Current Position of the Market

SPX: Long-term trend –Final long-term phase on the way? How much longer, is the question.

Intermediatetrend–We have started a correction of intermediate nature.

Analysis of the short-term trend is done on a daily basis with the help of hourly charts. It is an important adjunct to the analysis of daily and weekly charts which discusses the course of longer market trends.

Market Overview

“It ain’t over till it’s over!” IT’S OVER!

My view was that for the last couple of weeks, the market was just hanging around waiting for a catalyst to put an end to its suffering! Last week we got two! The first was when the Federal Reserve cut interest rates by a quarter-point at Wednesday’s FOMC meeting. This triggered an immediate sell-off, with the SPX declining from 3017 to 2958 before an oversold rally took hold. The next day showed that the market had only been wounded, as the index recovered all the way back to 3018. Then came the coup de grace administered by a Trump tweet that new tariffs were being imposed on China. It was all downhill after that, with the index losing nearly 100 points from the previous Friday’s close.

“One reason why I believe that there could be a good sell-off in the index after next week is because the cycle which bottomed on 6/03 is due to make its next low on 8/12! That does not guarantee a sharp sell-off into that date but, considering how things are stacked currently, it’s certainly a possibility; and it’s better to go into that date with a cautious attitude. Especially since there is also an 80-day Hurst cycle due to make its low on 8/26.” This is reproduced from last week’s letter to show the benefits that can be derived from following just a few reliable cycles. Now that we have confirmation that these cycles are operative, we can predict the short-term market path with a certain amount of confidence. Unless the first cycle bottomed early (which is not supported by the technical picture), we should extend the downtrend for another day or two, get a relief rally, and then decline even lower into the end of the month. Should this scenario come to pass, it would likely be only the first salvo of a more protracted correction.

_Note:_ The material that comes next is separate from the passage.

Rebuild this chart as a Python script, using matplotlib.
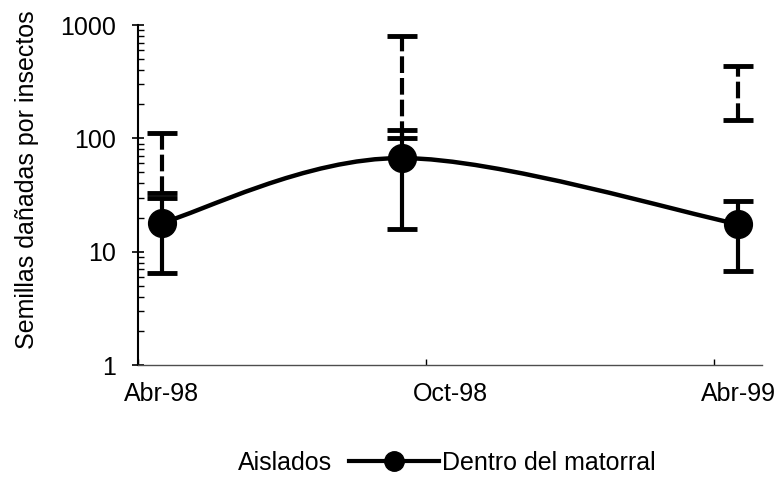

Technical Analysis(Charts appearing below are courtesy of QCharts.)

SPX daily chart

From the perspective of an EWT analyst, the current market’s structural position offers two possibilities: 1) we just completed a B-wave of wave IV, or 2) we have only come to the end of Wave III and are starting wave IV. The market will be the final arbiter as to which is the correct one. The first option would limit the correction to one of the higher Fibonacci retracement zones shown on the chart, while the second could take SPX all the way back down to 2346 and perhaps beyond. Either way, this should turn out to be a substantial correction.